Prescribing the motion of individual particles on the boundary

I was wondering if it is possible to prescribe the x,y,z position over-time for individual particles on the boundary. I understand that there is the 'predefined movement with data from an external file' but this motion is applied to an entire object.

I am trying to apply peristaltic contractions to a cylindrical geometry.

Comments

  • It could be

    External motions are applied to a set of particles under mkbound... so that you can do that

    Regards

  • I thought this motion is applied to the entire set of particles as a whole, but I am wanting to prescribe the motion of individual particles.

  • Therefore create one particle under one mk

    Regards

  • I was looking at the "Casedef Geometry Commands" section of the documentation, but I can't see to figure out how to specify the mk value of an individual particle. The drawing options are only lines, triangles, boxes, pyramid, prism etc. There isn't an option to specify just a single point.

  • DualSPHysics_v5.0\doc\xml_format\CaseTemplate.xml:  

            <drawpoint x="0" y="0" z="0" />

  • Thanks for this! I tried this approach, it worked, but I found that I had to re-compile DualSPHysics with '#define CODE_SIZE4' to use more than 2000 mk values (which I need to capture the resolution of boundary particles). This lead to a huge loss in performance, as expected.

    Is there no way to use the same mk value for all the boundary particles, but to somehow use an individual particle's ID to prescribe it's motion. Or does DualSPHysics not carry this information i.e. it just treats all the particles with a certain mk value as a group?

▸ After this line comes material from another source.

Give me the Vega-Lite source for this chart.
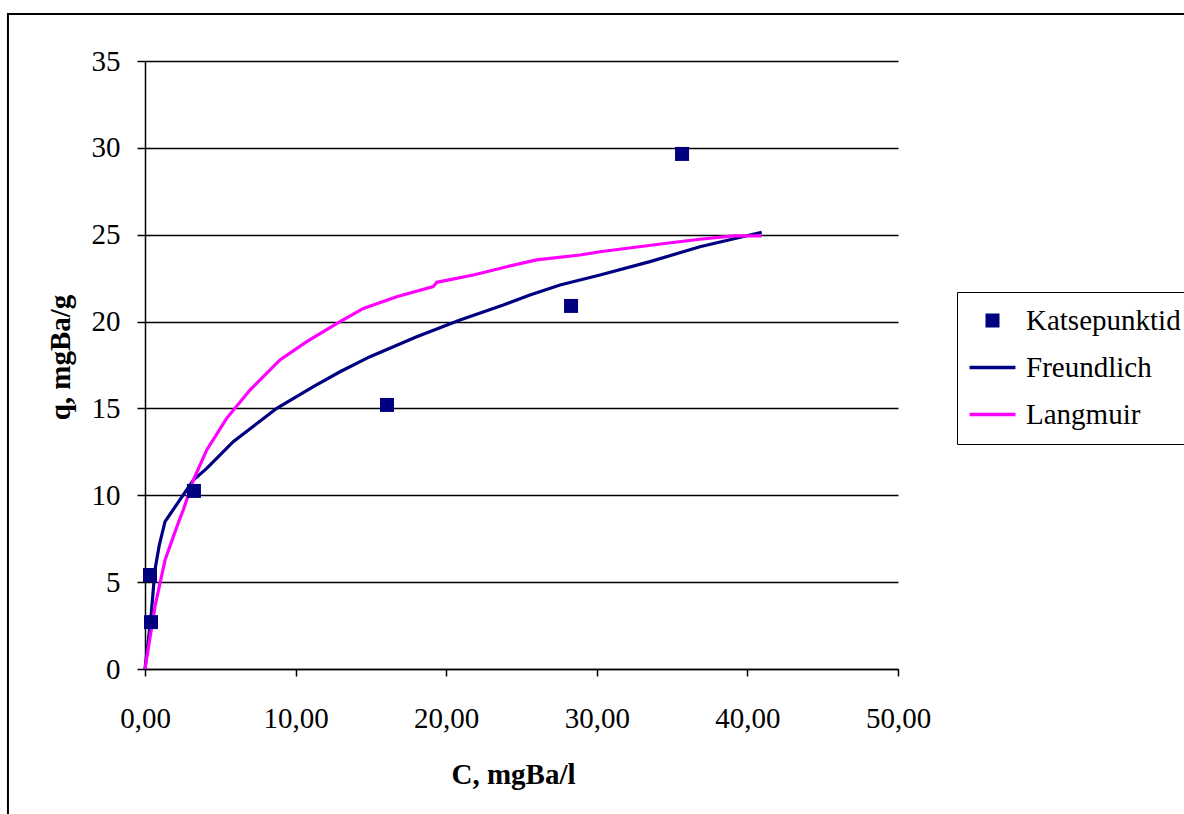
{
  "$schema": "https://vega.github.io/schema/vega-lite/v6.json",
  "autosize": {"type": "none"},
  "width": 753,
  "height": 608,
  "padding": {"left": 145, "top": 61, "right": 286, "bottom": 145},
  "background": "#ffffff",
  "datasets": {
    "points": [
      {"C": 0.33, "q": 5.41, "series": "Katsepunktid"},
      {"C": 0.40, "q": 2.70, "series": "Katsepunktid"},
      {"C": 3.25, "q": 10.25, "series": "Katsepunktid"},
      {"C": 16.07, "q": 15.20, "series": "Katsepunktid"},
      {"C": 28.29, "q": 20.90, "series": "Katsepunktid"},
      {"C": 35.66, "q": 29.65, "series": "Katsepunktid"}
    ],
    "curves": [
      {"C": 0, "q": 0, "series": "Freundlich"},
      {"C": 0.38, "q": 2.82, "series": "Freundlich"},
      {"C": 0.66, "q": 5.7, "series": "Freundlich"},
      {"C": 0.95, "q": 7.14, "series": "Freundlich"},
      {"C": 1.33, "q": 8.48, "series": "Freundlich"},
      {"C": 3.21, "q": 10.88, "series": "Freundlich"},
      {"C": 4.10, "q": 11.55, "series": "Freundlich"},
      {"C": 5.86, "q": 13.09, "series": "Freundlich"},
      {"C": 8.75, "q": 15.01, "series": "Freundlich"},
      {"C": 11.18, "q": 16.25, "series": "Freundlich"},
      {"C": 12.95, "q": 17.11, "series": "Freundlich"},
      {"C": 14.94, "q": 17.98, "series": "Freundlich"},
      {"C": 18.04, "q": 19.13, "series": "Freundlich"},
      {"C": 20.92, "q": 20.09, "series": "Freundlich"},
      {"C": 23.79, "q": 20.95, "series": "Freundlich"},
      {"C": 25.56, "q": 21.53, "series": "Freundlich"},
      {"C": 27.56, "q": 22.11, "series": "Freundlich"},
      {"C": 30.21, "q": 22.68, "series": "Freundlich"},
      {"C": 33.53, "q": 23.45, "series": "Freundlich"},
      {"C": 36.85, "q": 24.31, "series": "Freundlich"},
      {"C": 40.95, "q": 25.14, "series": "Freundlich"},
      {"C": 0, "q": 0, "series": "Langmuir"},
      {"C": 0.66, "q": 3.59, "series": "Langmuir"},
      {"C": 1.33, "q": 6.27, "series": "Langmuir"},
      {"C": 1.88, "q": 7.62, "series": "Langmuir"},
      {"C": 2.28, "q": 8.58, "series": "Langmuir"},
      {"C": 2.54, "q": 9.15, "series": "Langmuir"},
      {"C": 3.21, "q": 10.88, "series": "Langmuir"},
      {"C": 4.10, "q": 12.61, "series": "Langmuir"},
      {"C": 5.42, "q": 14.43, "series": "Langmuir"},
      {"C": 6.97, "q": 16.06, "series": "Langmuir"},
      {"C": 8.96, "q": 17.79, "series": "Langmuir"},
      {"C": 10.74, "q": 18.84, "series": "Langmuir"},
      {"C": 12.95, "q": 19.99, "series": "Langmuir"},
      {"C": 14.5, "q": 20.76, "series": "Langmuir"},
      {"C": 16.71, "q": 21.43, "series": "Langmuir"},
      {"C": 19.14, "q": 22.01, "series": "Langmuir"},
      {"C": 19.37, "q": 22.26, "series": "Langmuir"},
      {"C": 21.8, "q": 22.68, "series": "Langmuir"},
      {"C": 24.02, "q": 23.16, "series": "Langmuir"},
      {"C": 26.0, "q": 23.55, "series": "Langmuir"},
      {"C": 28.88, "q": 23.83, "series": "Langmuir"},
      {"C": 30.21, "q": 24.02, "series": "Langmuir"},
      {"C": 34.64, "q": 24.51, "series": "Langmuir"},
      {"C": 36.85, "q": 24.74, "series": "Langmuir"},
      {"C": 39.07, "q": 24.93, "series": "Langmuir"},
      {"C": 40.95, "q": 24.93, "series": "Langmuir"}
    ]
  },
  "layer": [
    {
      "data": {"values": [{}]},
      "mark": {"type": "rect", "fill": null, "fillOpacity": 0, "stroke": "#000000", "strokeWidth": 2, "clip": false},
      "encoding": {
        "x": {"datum": -9.1, "type": "quantitative", "scale": {"domain": [0, 50], "nice": false, "zero": false},
          "axis": {"title": "C, mgBa/l", "values": [0, 10, 20, 30, 40, 50], "labelExpr": "replace(format(datum.value, '.2f'), '.', ',')", "grid": false, "labelFlush": false, "tickSize": 7, "labelPadding": 28, "titlePadding": 27, "titleX": 368}},
        "x2": {"datum": 72},
        "y": {"datum": 37.7, "type": "quantitative", "scale": {"domain": [0, 35], "nice": false, "zero": false},
          "axis": {"title": "q, mgBa/g", "values": [0, 5, 10, 15, 20, 25, 30, 35], "grid": true, "tickSize": 8, "labelPadding": 17, "titlePadding": 16, "titleY": 296}},
        "y2": {"datum": -10}
      }
    },
    {
      "data": {"name": "curves"},
      "mark": {"type": "line", "strokeWidth": 3.2, "interpolate": "linear"},
      "encoding": {
        "x": {"field": "C", "type": "quantitative", "scale": {"domain": [0, 50], "nice": false, "zero": false},
          "axis": {"title": "C, mgBa/l", "values": [0, 10, 20, 30, 40, 50], "labelExpr": "replace(format(datum.value, '.2f'), '.', ',')", "grid": false, "labelFlush": false, "tickSize": 7, "labelPadding": 28, "titlePadding": 27, "titleX": 368}},
        "y": {"field": "q", "type": "quantitative", "scale": {"domain": [0, 35], "nice": false, "zero": false},
          "axis": {"title": "q, mgBa/g", "values": [0, 5, 10, 15, 20, 25, 30, 35], "grid": true, "tickSize": 8, "labelPadding": 17, "titlePadding": 16, "titleY": 296}},
        "color": {
          "field": "series", "type": "nominal",
          "scale": {"domain": ["Katsepunktid", "Freundlich", "Langmuir"], "range": ["#000080", "#000080", "#FF00FF"]},
          "legend": {
            "title": null, "orient": "none", "legendX": 812, "legendY": 231,
            "strokeColor": "#000000", "fillColor": "#ffffff",
            "padding": 14, "symbolOffset": 7, "labelOffset": 19, "rowPadding": 17,
            "labelFont": "Liberation Serif", "labelFontSize": 29, "labelColor": "#000000",
            "symbolSize": 784, "symbolStrokeWidth": 0, "symbolOpacity": 1
          }
        }
      }
    },
    {
      "data": {"name": "points"},
      "mark": {"type": "point", "filled": true, "size": 784, "opacity": 1, "strokeWidth": 0},
      "encoding": {
        "x": {"field": "C", "type": "quantitative", "scale": {"domain": [0, 50], "nice": false, "zero": false},
          "axis": {"title": "C, mgBa/l", "values": [0, 10, 20, 30, 40, 50], "labelExpr": "replace(format(datum.value, '.2f'), '.', ',')", "grid": false, "labelFlush": false, "tickSize": 7, "labelPadding": 28, "titlePadding": 27, "titleX": 368}},
        "y": {"field": "q", "type": "quantitative", "scale": {"domain": [0, 35], "nice": false, "zero": false},
          "axis": {"title": "q, mgBa/g", "values": [0, 5, 10, 15, 20, 25, 30, 35], "grid": true, "tickSize": 8, "labelPadding": 17, "titlePadding": 16, "titleY": 296}},
        "color": {
          "field": "series", "type": "nominal",
          "scale": {"domain": ["Katsepunktid", "Freundlich", "Langmuir"], "range": ["#000080", "#000080", "#FF00FF"]},
          "legend": {
            "title": null, "orient": "none", "legendX": 812, "legendY": 231,
            "strokeColor": "#000000", "fillColor": "#ffffff",
            "padding": 14, "symbolOffset": 7, "labelOffset": 19, "rowPadding": 17,
            "labelFont": "Liberation Serif", "labelFontSize": 29, "labelColor": "#000000",
            "symbolSize": 784, "symbolStrokeWidth": 0, "symbolOpacity": 1
          }
        },
        "shape": {
          "field": "series", "type": "nominal",
          "scale": {"domain": ["Katsepunktid", "Freundlich", "Langmuir"], "range": ["M-0.5,-0.5H0.5V0.5H-0.5Z", "M-1.64,-0.13H1.64V0.13H-1.64Z", "M-1.64,-0.13H1.64V0.13H-1.64Z"]},
          "legend": {
            "title": null, "orient": "none", "legendX": 812, "legendY": 231,
            "strokeColor": "#000000", "fillColor": "#ffffff",
            "padding": 14, "symbolOffset": 7, "labelOffset": 19, "rowPadding": 17,
            "labelFont": "Liberation Serif", "labelFontSize": 29, "labelColor": "#000000",
            "symbolSize": 784, "symbolStrokeWidth": 0, "symbolOpacity": 1
          }
        }
      }
    }
  ],
  "config": {
    "view": {"stroke": null},
    "font": "Liberation Serif",
    "style": {
      "guide-label": {"font": "Liberation Serif", "fill": "#000000"},
      "guide-title": {"font": "Liberation Serif"}
    },
    "legend": {"labelFont": "Liberation Serif", "labelFontSize": 29, "labelColor": "#000000"},
    "axis": {
      "labelFont": "Liberation Serif", "labelFontSize": 29, "labelColor": "#000000",
      "titleFont": "Liberation Serif", "titleFontSize": 29, "titleFontWeight": "bold", "titleColor": "#000000",
      "domainColor": "#000000", "domainWidth": 1.5,
      "tickColor": "#000000", "tickWidth": 1.5,
      "gridColor": "#000000", "gridWidth": 1.5, "gridOpacity": 1
    }
  }
}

    Another question I had was, is it possible to use different inter-particle distances i.e. use a larger value for the boundary but a smaller one for the fluid domain?

  • edited February 2023

    Q: Is there no way to use the same mk value for all the boundary particles, but to somehow use an individual particle's ID to prescribe it's motion. Or does DualSPHysics not carry this information i.e. it just treats all the particles with a certain mk value as a group?

    R: NO... sorry, perhaps we can think on a solution ad hoc for you...


    Q: Another question I had was, is it possible to use different inter-particle distances i.e. use a larger value for the boundary but a smaller one for the fluid domain?

    R: Variable particle resolution is under development right now.